AMENDMENT NO. 8 TO CREDIT AGREEMENT
Exhibit 10.1
AMENDMENT NO. 8 TO CREDIT AGREEMENT
THIS AMENDMENT NO. 8 TO CREDIT AGREEMENT (this "Amendment") is entered into as of June 28, 2013 by and among the Lenders identified on the signature pages hereof (such Lenders, together with their respective successors and permitted assigns, are referred to hereinafter each individually as a "Lender" and collectively as the "Lenders"), XXXXX FARGO CAPITAL FINANCE, LLC, formerly known as Xxxxx Fargo Foothill, LLC, a Delaware limited liability company, as the arranger and administrative agent for the Lenders (in such capacity, "Agent") and NAVARRE CORPORATION, a Minnesota corporation ("Borrower").

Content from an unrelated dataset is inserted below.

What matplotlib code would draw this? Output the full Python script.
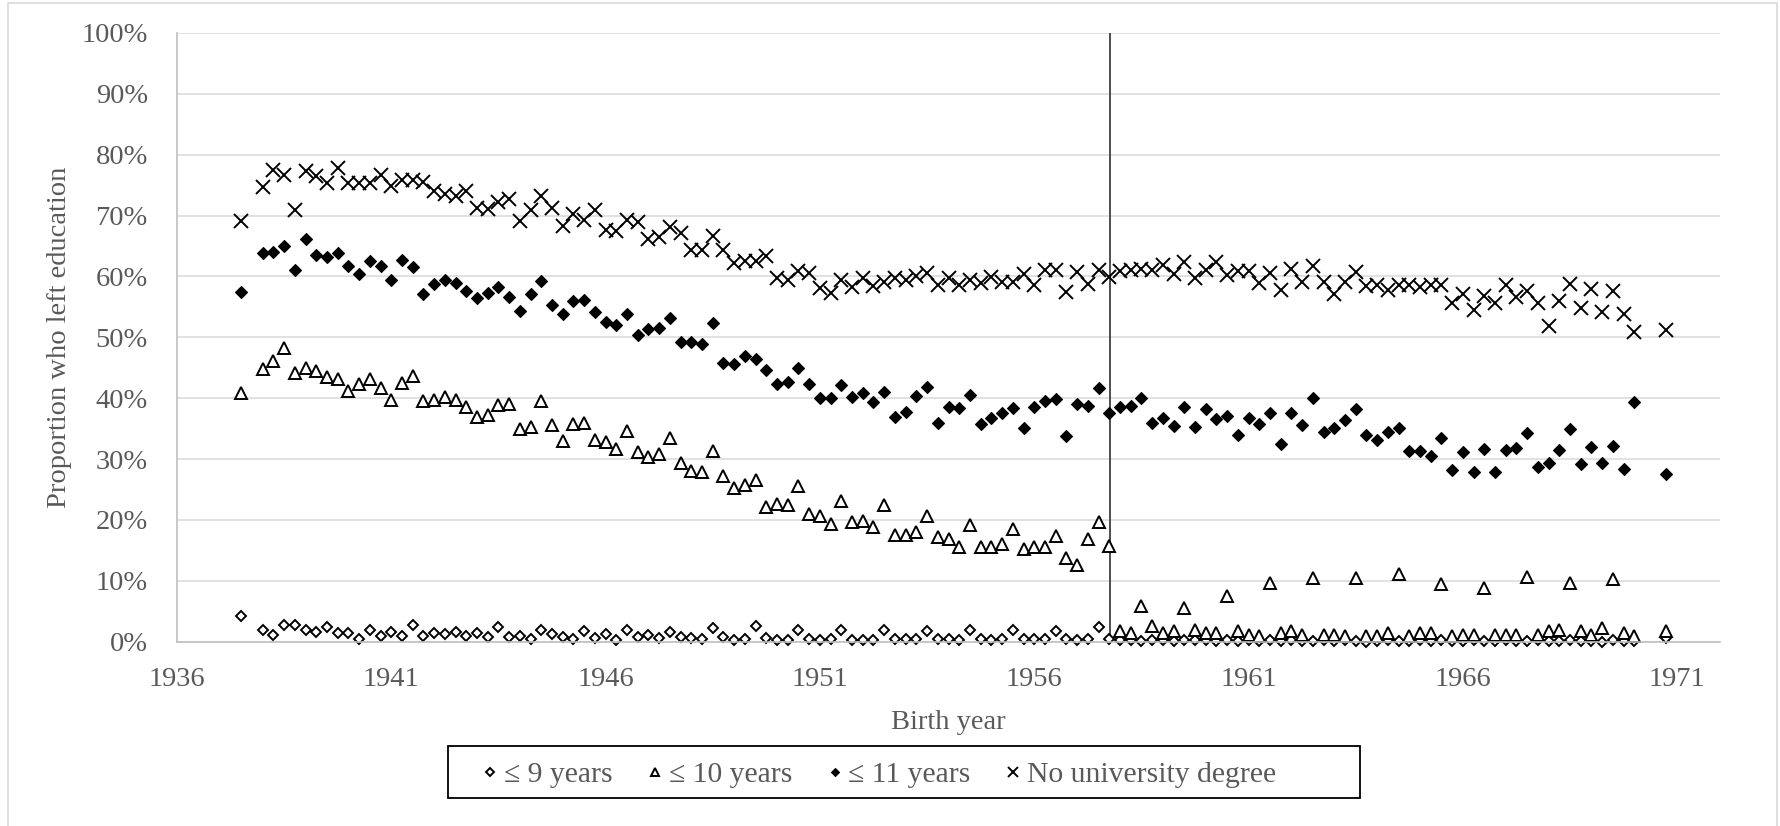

WHEREAS, Borrower, Agent, and Lenders are parties to that certain Credit Agreement dated as of November 12, 2009 (as amended, restated, supplemented or otherwise modified from time to time, the "Credit Agreement"); and
WHEREAS, in connection with the foregoing, Borrower, Agent and Lenders have agreed to amend the Credit Agreement in certain respects;
NOW THEREFORE, in consideration of the premises and mutual agreements herein contained, the parties hereto agree as follows:
1. Defined Terms. Unless otherwise defined herein, capitalized terms used herein shall have the meanings ascribed to such terms in the Credit Agreement.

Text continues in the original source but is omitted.